Flashback: Jackman and Mangold before The Wolverine

Flashback: Jackman and Mangold before The Wolverine

Tonight marks the release of The Wolverine, the sixth installment in the X-Men franchise and the sixth film to feature Hugh Jackman as the self-healing Canadian mutant with the retractable adamantium claws.

The Wolverine is also the second film, following X-Men Origins: Wolverine (2009), to feature the title character as a stand-alone protagonist, and one fun bit of trivia is that both of the stand-alone movies have represented a reunion of sorts between Jackman and one of his key collaborators on the time-travelling romantic comedy Kate & Leopold (2001). The first film co-starred Liev Schreiber as Wolverine’s half-brother; he had previously played Jackman’s great-great-grandson in Kate & Leopold. And now, the second film is directed by James Mangold, who directed Kate & Leopold. (If there’s a third Wolverine film, perhaps it will co-star Meg Ryan?)

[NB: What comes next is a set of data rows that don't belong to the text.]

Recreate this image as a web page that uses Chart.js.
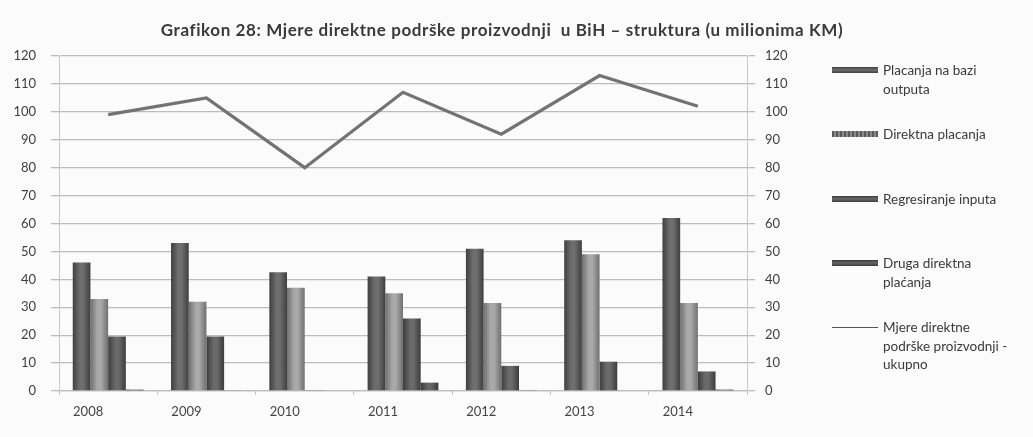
<!DOCTYPE html>
<html>
<head>
<meta charset="utf-8">
<script src="https://cdn.jsdelivr.net/npm/chart.js@4.4.1/dist/chart.umd.min.js"></script>
<style>
  html, body { margin: 0; padding: 0; background: #fbfbfb; }
  #wrap { position: relative; width: 1033px; height: 437px; overflow: hidden; }
  #c { position: absolute; left: 0; top: 0; }
  #title { position: absolute; left: 0; width: 1004px; top: 19px; text-align: center;
    font: bold 17px "Lato", "Open Sans", sans-serif; color: #3a3a3a; letter-spacing: 0.6px; }
  #legend { position: absolute; left: 0; top: 0; width: 1033px; height: 437px; pointer-events: none;
    font: 13.5px "Lato", "Open Sans", sans-serif; color: #3a3a3a; }
  .li { position: absolute; left: 832px; }
  .sw { position: absolute; left: 0; width: 46px; }
  .tx { position: absolute; left: 51px; white-space: nowrap; line-height: 18.5px; }
</style>
</head>
<body>
<div id="wrap">
  <canvas id="c" width="1033" height="437"></canvas>
  <div id="title">Grafikon 28: Mjere direktne podrške proizvodnji&nbsp; u BiH – struktura (u milionima KM)</div>
  <div id="legend"></div>
</div>
<script>
const categories = ['2008', '2009', '2010', '2011', '2012', '2013', '2014'];
const seriesNames = ['Placanja na bazi outputa', 'Direktna placanja', 'Regresiranje inputa', 'Druga direktna plaćanja', 'Mjere direktne podrške proizvodnji - ukupno'];
const placanjaOutputa = [46, 53, 42.5, 41, 51, 54, 62];
const direktnaPlacanja = [33, 32, 37, 35, 31.5, 49, 31.5];
const regresiranjeInputa = [19.5, 19.5, 0.3, 26, 9, 10.5, 7];
const drugaDirektna = [0.5, 0.2, 0, 3, 0.3, 0, 0.5];
const ukupno = [99, 105, 80, 107, 92, 113, 102];
const yTicks = [0, 10, 20, 30, 40, 50, 60, 70, 80, 90, 100, 110, 120];

const legendLines = [
  ['Placanja na bazi', 'outputa'],
  ['Direktna placanja'],
  ['Regresiranje inputa'],
  ['Druga direktna', 'plaćanja'],
  ['Mjere direktne', 'podrške proizvodnji -', 'ukupno']
];

const CAT_PCT = 0.72;
const palettes = [
  { edge: '#3f3f3f', mid: '#6e6e6e', solid: '#4e4e4e' },
  { edge: '#6f6f6f', mid: '#a9a9a9', solid: '#8a8a8a' },
  { edge: '#3c3c3c', mid: '#6a6a6a', solid: '#4b4b4b' },
  { edge: '#3a3a3a', mid: '#666666', solid: '#4a4a4a' }
];

function barFill(pi) {
  return function (ctx) {
    const p = palettes[pi];
    if (ctx.type !== 'data') return p.solid;
    const chart = ctx.chart;
    const xs = chart.scales && chart.scales.x;
    if (!xs || !chart.chartArea) return p.solid;
    const cw = (chart.chartArea.right - chart.chartArea.left) / categories.length;
    const bw = cw * CAT_PCT / 4;
    const cx = xs.getPixelForValue(ctx.dataIndex);
    const left = cx - cw * CAT_PCT / 2 + pi * bw;
    const g = chart.ctx.createLinearGradient(left, 0, left + bw, 0);
    g.addColorStop(0, p.edge);
    g.addColorStop(0.4, p.mid);
    g.addColorStop(0.6, p.mid);
    g.addColorStop(1, p.edge);
    return g;
  };
}

const barData = [placanjaOutputa, direktnaPlacanja, regresiranjeInputa, drugaDirektna];
const datasets = barData.map((d, i) => ({
  type: 'bar',
  label: seriesNames[i],
  data: d,
  backgroundColor: barFill(i),
  borderWidth: 0,
  categoryPercentage: CAT_PCT,
  barPercentage: 1,
  yAxisID: 'y',
  order: 2
}));
datasets.push({
  type: 'line',
  label: seriesNames[4],
  data: ukupno,
  borderColor: '#737373',
  borderWidth: 3.2,
  pointRadius: 0,
  tension: 0,
  fill: false,
  yAxisID: 'y2',
  order: 1
});

const tickFont = { family: '"Lato", "Open Sans", sans-serif', size: 13 };

const chart = new Chart(document.getElementById('c'), {
  data: { labels: categories, datasets: datasets },
  options: {
    responsive: false,
    animation: false,
    layout: { padding: { top: 56, right: 236, left: 0, bottom: 0 } },
    plugins: { legend: { display: false }, title: { display: false }, tooltip: { enabled: false } },
    scales: {
      x: {
        offset: true,
        grid: { display: true, offset: true, drawOnChartArea: false, drawTicks: true, tickLength: 4, color: '#c4c4c4' },
        border: { display: true, color: '#bdbdbd', width: 1.3 },
        ticks: { font: tickFont, color: '#444', padding: 9, labelOffset: -20, maxRotation: 0 },
        afterFit: s => { s.height = 46; }
      },
      y: {
        position: 'left',
        min: 0, max: 120,
        afterBuildTicks: s => { s.ticks = yTicks.map(v => ({ value: v })); },
        grid: { color: '#bcbcbc', lineWidth: 1.3, tickLength: 8 },
        border: { display: true, color: '#c8c8c8', width: 1 },
        ticks: { font: tickFont, color: '#3e3e3e', padding: 15 },
        afterFit: s => { s.width = 59; }
      },
      y2: {
        position: 'right',
        min: 0, max: 120,
        afterBuildTicks: s => { s.ticks = yTicks.map(v => ({ value: v })); },
        grid: { drawOnChartArea: false, color: '#bcbcbc', lineWidth: 1.3, tickLength: 8 },
        border: { display: true, color: '#c8c8c8', width: 1 },
        ticks: { font: tickFont, color: '#3e3e3e', padding: 10 },
        afterFit: s => { s.width = 50; }
      }
    }
  }
});
chart.update('none');

// HTML legend built from the chart's datasets
const legendTops = [70, 134, 199, 263, 327];
const legendEl = document.getElementById('legend');
chart.data.datasets.forEach((ds, i) => {
  const item = document.createElement('div');
  item.className = 'li';
  item.style.top = legendTops[i] + 'px';
  const sw = document.createElement('div');
  sw.className = 'sw';
  if (ds.type === 'line') {
    sw.style.top = '0px'; sw.style.height = '1px'; sw.style.background = '#555';
  } else {
    const p = palettes[i];
    sw.style.top = '-3px'; sw.style.height = '6px';
    sw.style.background = i === 1
      ? 'repeating-linear-gradient(90deg,#5a5a5a 0 2px,#8c8c8c 2px 4px)'
      : 'linear-gradient(180deg,' + p.edge + ',' + p.mid + ',' + p.edge + ')';
  }
  const tx = document.createElement('div');
  tx.className = 'tx';
  tx.style.top = '-9px';
  tx.innerHTML = legendLines[i].join('<br>');
  item.appendChild(sw);
  item.appendChild(tx);
  legendEl.appendChild(item);
});
</script>
</body>
</html>
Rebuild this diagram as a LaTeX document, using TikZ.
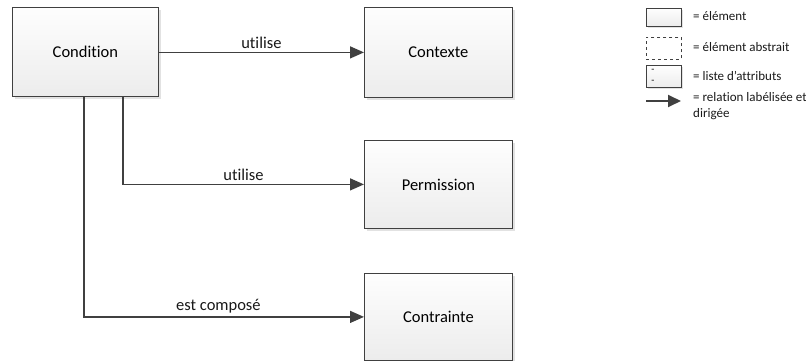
\documentclass[tikz,border=0pt]{standalone}
\usepackage{fontspec}
\setmainfont{Carlito}[Ligatures=NoCommon]
\usetikzlibrary{arrows.meta,shadows}
\definecolor{edge}{HTML}{404040}
\definecolor{boxtop}{HTML}{FEFEFE}
\definecolor{boxbot}{HTML}{ECECEC}
\begin{document}
\begin{tikzpicture}[x=1pt,y=-1pt,
  elem/.style={draw=edge, line width=0.8pt, top color=boxtop, bottom color=boxbot,
    anchor=north west, inner sep=0pt, minimum width=148pt, minimum height=88pt,
    font=\fontsize{16.5}{19}\selectfont,
    drop shadow={shadow xshift=3pt, shadow yshift=-3pt, fill=black!14, opacity=0.8}},
  legbox/.style={draw=edge, line width=0.7pt, top color=boxtop, bottom color=boxbot,
    anchor=north west, inner sep=0pt, minimum width=35pt,
    drop shadow={shadow xshift=1.5pt, shadow yshift=-1.5pt, fill=black!14, opacity=0.8}},
  rel/.style={draw=edge, line width=1.4pt, -{Triangle[length=14pt,width=12pt]}},
  lbl/.style={font=\fontsize{16.5}{19}\selectfont, above, inner sep=3pt, text=black!90},
  legtxt/.style={font=\fontsize{13}{16}\selectfont, anchor=west, inner sep=0pt, text=black!90}
]
\useasboundingbox (0,0) rectangle (806,361);

% main elements
\node[elem, minimum width=146pt, minimum height=89pt] (cond) at (12,7) {Condition};
\node[elem, minimum height=90pt] (ctx) at (364,7) {Contexte};
\node[elem] (perm) at (364,140) {Permission};
\node[elem, minimum height=87pt] (ctr) at (364,273) {Contrainte};

% relations
\draw[rel] (cond.east |- ctx.west) -- node[lbl] {utilise} (ctx.west);
\draw[rel] ([xshift=111pt]cond.south west) |- node[lbl, pos=0.75] {utilise} (perm.west);
\draw[rel] ([xshift=72pt]cond.south west) |- node[lbl, pos=0.74] {est composé} (ctr.west);

% legend
\node[legbox, minimum height=18pt] (lg1) at (646,8) {};
\node[legtxt] (lt1) at (693,16) {= élément};
\node[draw=edge, line width=0.7pt, dashed, fill=white, anchor=north west, inner sep=0pt,
  minimum width=35pt, minimum height=22pt] (lg2) at (646,37) {};
\node[legtxt] (lt2) at (693,47) {= élément abstrait};
\node[legbox, minimum height=22pt] (lg3) at (646,65) {};
\node[font=\fontsize{10}{10}\selectfont, inner sep=0pt] (d1) at (653,70.5) {-};
\node[font=\fontsize{10}{10}\selectfont, inner sep=0pt] (d2) at (653,81.5) {-};
\node[legtxt] (lt3) at (693,76) {= liste d’attributs};
\coordinate (la) at (646,101);
\coordinate (lb) at (681,101);
\draw[draw=edge, line width=1.8pt, -{Triangle[length=13pt,width=12pt]}] (la) -- (lb);
\node[legtxt, anchor=north west, align=left] (lt4) at (693,92)
  {= relation labélisée et\\dirigée};
\end{tikzpicture}
\end{document}
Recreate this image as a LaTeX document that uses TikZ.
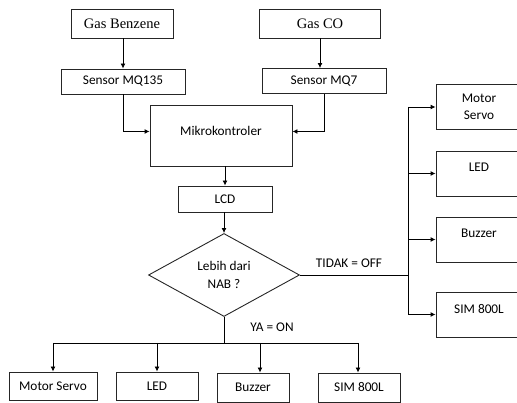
\documentclass[tikz,border=0pt]{standalone}
\usepackage{fontspec}
\setmainfont{Carlito}
\newfontfamily\gasfont{Liberation Serif}
\usetikzlibrary{arrows.meta,positioning,calc,shapes.geometric}

\begin{document}
\begin{tikzpicture}[
  x=1pt,y=-1pt,
  font=\fontsize{13.3}{17.5}\selectfont,
  line width=0.9pt,
  box/.style={draw=black!85,fill=white,align=center,inner sep=2pt},
  gasbox/.style={box,font=\gasfont\fontsize{14.5}{17}\selectfont,minimum height=29pt},
  sensbox/.style={box,minimum width=124pt,minimum height=25pt},
  outbox/.style={box,minimum height=28pt},
  sidebox/.style={box,minimum width=86pt,minimum height=45pt},
  raised/.style={text depth=12pt},
  decision/.style={draw=black!85,diamond,aspect=1.8,align=center,minimum width=151pt,minimum height=83pt,inner sep=1pt},
  flow/.style={-{Latex[length=5pt,width=5pt]}},
  lab/.style={inner sep=1pt}
]
\useasboundingbox (0,0) rectangle (517,403);
\node[gasbox,minimum width=102pt] (benz) at (122,23.5) {Gas Benzene};
\node[gasbox,minimum width=121pt] (co) at (320,23.5) {Gas CO};
\node[sensbox] (mq135) at (123,81.5) {Sensor MQ135};
\node[sensbox] (mq7) at (324,81) {Sensor MQ7};
\node[box,minimum width=142pt,minimum height=61pt,text depth=9pt] (mcu) at (221,135.5) {Mikrokontroler};
\node[box,minimum width=94pt,minimum height=26pt] (lcd) at (225,199) {LCD};
\node[decision] (dec) at (224,275) {Lebih dari\\NAB ?};
\draw[flow] (benz.south -| mq135.north) -- (mq135.north);
\draw[flow] (co.south) -- (co.south |- mq7.north);
\draw[flow] (mq135.south) |- ([yshift=4pt]mcu.west);
\draw[flow] (mq7.south) |- ([yshift=4pt]mcu.east);
\draw[flow] (mcu.south -| lcd.north) -- (lcd.north);
\draw[flow] (lcd.south -| dec.north) -- (dec.north);
% YA = ON branch along the bottom
\node[outbox,minimum width=88pt] (ms) at (53,386) {Motor Servo};
\node[outbox,minimum width=82pt] (led) at (157,386) {LED};
\node[outbox,minimum width=72pt,minimum height=29pt] (buz) at (253,387.5) {Buzzer};
\node[outbox,minimum width=82pt,minimum height=29pt] (sim) at (359,387.5) {SIM 800L};
\coordinate (yaL) at (53,343);
\coordinate (yaB) at (260,343);
\coordinate (yaR) at (358,343);
\draw (dec.south) -- (dec.south |- yaL);
\draw (yaL) -- (yaR);
\draw[flow] (yaL) -- (ms.north);
\draw[flow] (led.north |- yaL) -- (led.north);
\draw[flow] (yaB) -- (yaB |- buz.north);
\draw[flow] (yaR) -- (yaR |- sim.north);
\node[lab] (ya) at (272,327) {YA = ON};
% TIDAK = OFF branch on the right
\node[sidebox] (rms) at (479,107) {Motor\\Servo};
\node[sidebox,raised] (rled) at (479,173.5) {LED};
\node[sidebox,raised] (rbuz) at (479,239.5) {Buzzer};
\node[sidebox,raised] (rsim) at (479,314.5) {SIM 800L};
\coordinate (td) at (408,275);
\draw (dec.east) -- (td);
\draw (td |- rms.west) -- (td |- rsim.west);
\draw[flow] (td |- rms.west) -- (rms.west);
\draw[flow] (td |- rled.west) -- (rled.west);
\draw[flow] (td |- rbuz.west) -- (rbuz.west);
\draw[flow] (td |- rsim.west) -- (rsim.west);
\node[lab] (tidak) at (349,263) {TIDAK = OFF};
\end{tikzpicture}
\end{document}
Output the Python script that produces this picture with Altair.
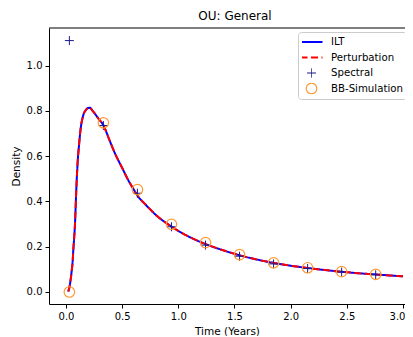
import altair as alt
import pandas as pd

# ---- data ----
curve_t = [0.02, 0.03, 0.04, 0.05, 0.06, 0.065, 0.07, 0.08, 0.09, 0.095, 0.104, 0.116,
           0.131, 0.154, 0.178, 0.208, 0.243, 0.29, 0.332, 0.39, 0.436, 0.5, 0.554,
           0.6, 0.643, 0.7, 0.763, 0.8, 0.9, 1.0, 1.2, 1.4, 1.6, 1.8, 2.0, 2.2, 2.4,
           2.6, 2.8, 3.0]
ilt_vals = [0.002, 0.02, 0.05, 0.09, 0.14, 0.185, 0.22, 0.30, 0.43, 0.49, 0.575, 0.649,
            0.723, 0.781, 0.804, 0.814, 0.796, 0.765, 0.737, 0.667, 0.612, 0.548, 0.494,
            0.455, 0.421, 0.39, 0.358, 0.34, 0.302, 0.27, 0.22, 0.184, 0.155, 0.133,
            0.116, 0.103, 0.092, 0.083, 0.076, 0.069]
pert_vals = list(ilt_vals)

spec_t = [0.03, 0.333, 0.636, 0.939, 1.242, 1.545, 1.848, 2.151, 2.454, 2.757]
spec_vals = [1.11, 0.735, 0.436, 0.288, 0.207, 0.158, 0.124, 0.104, 0.088, 0.076]
bb_t = list(spec_t)
bb_vals = [0.0, 0.747, 0.452, 0.299, 0.218, 0.165, 0.129, 0.107, 0.090, 0.078]

series_names = ["ILT", "Perturbation", "Spectral", "BB-Simulation"]
series_colors = ["#0000ff", "#ff0000", "#1a1a8c", "#ff9a33"]
x_ticks = [0.0, 0.5, 1.0, 1.5, 2.0, 2.5, 3.0]
y_ticks = [0.0, 0.2, 0.4, 0.6, 0.8, 1.0]

ilt_df = pd.DataFrame({"t": curve_t, "v": ilt_vals, "series": "ILT"})
pert_df = pd.DataFrame({"t": curve_t, "v": pert_vals, "series": "Perturbation"})
spec_df = pd.DataFrame({"t": spec_t, "v": spec_vals, "series": "Spectral"})
bb_df = pd.DataFrame({"t": bb_t, "v": bb_vals, "series": "BB-Simulation"})

FONT = "DejaVu Sans"

legend = alt.Legend(title=None, orient="none", legendX=249, legendY=4)

x_enc = alt.X("t:Q",
              scale=alt.Scale(domain=[-0.1513, 3.018], nice=False, zero=False),
              axis=alt.Axis(values=x_ticks, format=".1f", title="Time (Years)", grid=False,
                            labelFlush=5, labelFlushOffset=2))
y_enc = alt.Y("v:Q",
              scale=alt.Scale(domain=[-0.053, 1.1656], nice=False, zero=False),
              axis=alt.Axis(values=y_ticks, format=".1f", title="Density", grid=False))
color_enc = alt.Color("series:N",
                      scale=alt.Scale(domain=series_names, range=series_colors),
                      legend=legend)
dash_enc = alt.StrokeDash("series:N",
                          scale=alt.Scale(domain=series_names,
                                          range=[[1, 0], [7, 3.5], [1, 0], [1, 0]]),
                          legend=legend)
width_enc = alt.StrokeWidth("series:N",
                            scale=alt.Scale(type="ordinal", domain=series_names,
                                            range=[2, 2, 1, 1.2]),
                            legend=legend)
shape_enc = alt.Shape("series:N",
                      scale=alt.Scale(domain=series_names,
                                      range=["M-2.2,0H2.2", "M-2.2,0H2.2",
                                             "M-0.9,0H0.9M0,-0.9V0.9", "circle"]),
                      legend=legend)
size_enc = alt.Size("series:N",
                    scale=alt.Scale(type="ordinal", domain=series_names,
                                    range=[100, 100, 100, 110]),
                    legend=legend)

ilt = alt.Chart(ilt_df).mark_line(interpolate="monotone").encode(
    x=x_enc, y=y_enc, color=color_enc, strokeDash=dash_enc, strokeWidth=width_enc)
pert = alt.Chart(pert_df).mark_line(interpolate="monotone").encode(
    x=x_enc, y=y_enc, color=color_enc, strokeDash=dash_enc, strokeWidth=width_enc)
spec = alt.Chart(spec_df).mark_point(filled=False, opacity=1).encode(
    x=x_enc, y=y_enc, color=color_enc, shape=shape_enc, size=size_enc, strokeWidth=width_enc)
bb = alt.Chart(bb_df).mark_point(filled=False, opacity=1).encode(
    x=x_enc, y=y_enc, color=color_enc, shape=shape_enc, size=size_enc, strokeWidth=width_enc)

top_spine = alt.Chart(pd.DataFrame({"a": [0]})).mark_rule(color="#000000", strokeWidth=1).encode(
    y=alt.value(0))

chart = alt.layer(ilt, pert, spec, bb, top_spine).properties(
    width=356,
    height=276,
    title=alt.TitleParams("OU: General", font=FONT, fontSize=12, fontWeight="normal",
                          color="#000000", anchor="middle", offset=5, dx=8),
    padding={"left": 41, "top": 20, "right": 0, "bottom": 32},
    autosize=alt.AutoSizeParams(type="none"),
).configure_view(stroke=None).configure_axis(
    domainColor="#000000", tickColor="#000000", domainWidth=1, tickWidth=1, tickSize=4,
    labelFont=FONT, labelFontSize=10, labelColor="#000000", labelPadding=3,
    titleFont=FONT, titleFontSize=10.5, titleFontWeight="normal", titleColor="#000000",
    titlePadding=5,
).configure_axisY(labelPadding=3, titlePadding=5).configure_legend(
    labelFont=FONT, labelFontSize=10.2, labelColor="#000000",
    symbolSize=100, symbolOffset=3.5, labelOffset=13.5,
    padding=4, rowPadding=3.5, clipHeight=12, fillColor="rgba(255,255,255,0.8)",
    strokeColor="#cccccc", cornerRadius=3,
)

chart.save("out.html", embed_options={"renderer": "svg", "actions": False})
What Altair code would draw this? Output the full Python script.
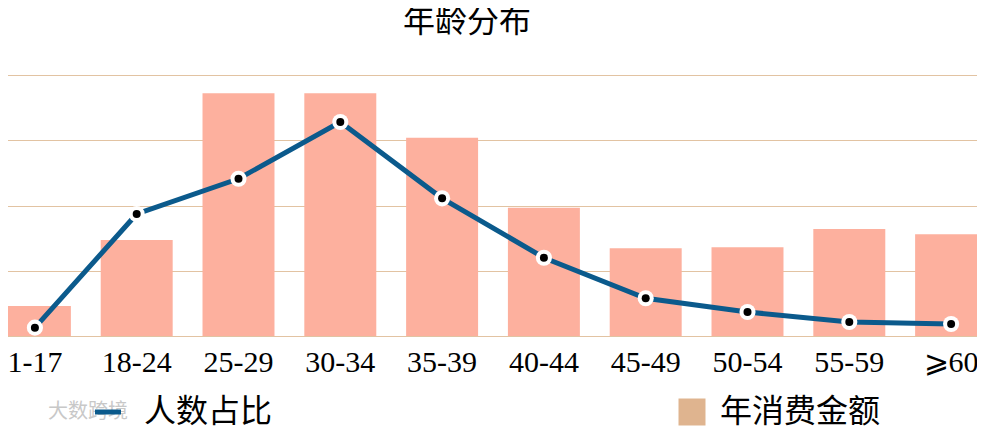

So, to mark the occasion, I have re-posted the review of Kate & Leopold that I wrote way back when. Incidentally, the version of that film that was shown to critics was different from the version that was released to theatres a week or two later — and, among other things, the theatrical version of the film deleted a few of the scenes that I focused on in my review, including the scene that I based my entire first paragraph on. I believe both versions of the film have since been released on DVD, though.

I also had the opportunity to interview Mangold on the press junket for the Johnny Cash biopic Walk the Line (2005); I spoke to that film’s co-stars Joaquin Phoenix and Reese Witherspoon, as well. You can read my junket report here.

I don’t seem to have written formal reviews of any of the X-Men movies, apart from a few paragraphs in a film column on the prequels or quasi-prequels of 2009. (The column also looked at Star Trek and Terminator: Salvation.) I did, however, write a blog post on the possible political subtexts to X-Men: The Last Stand (2006).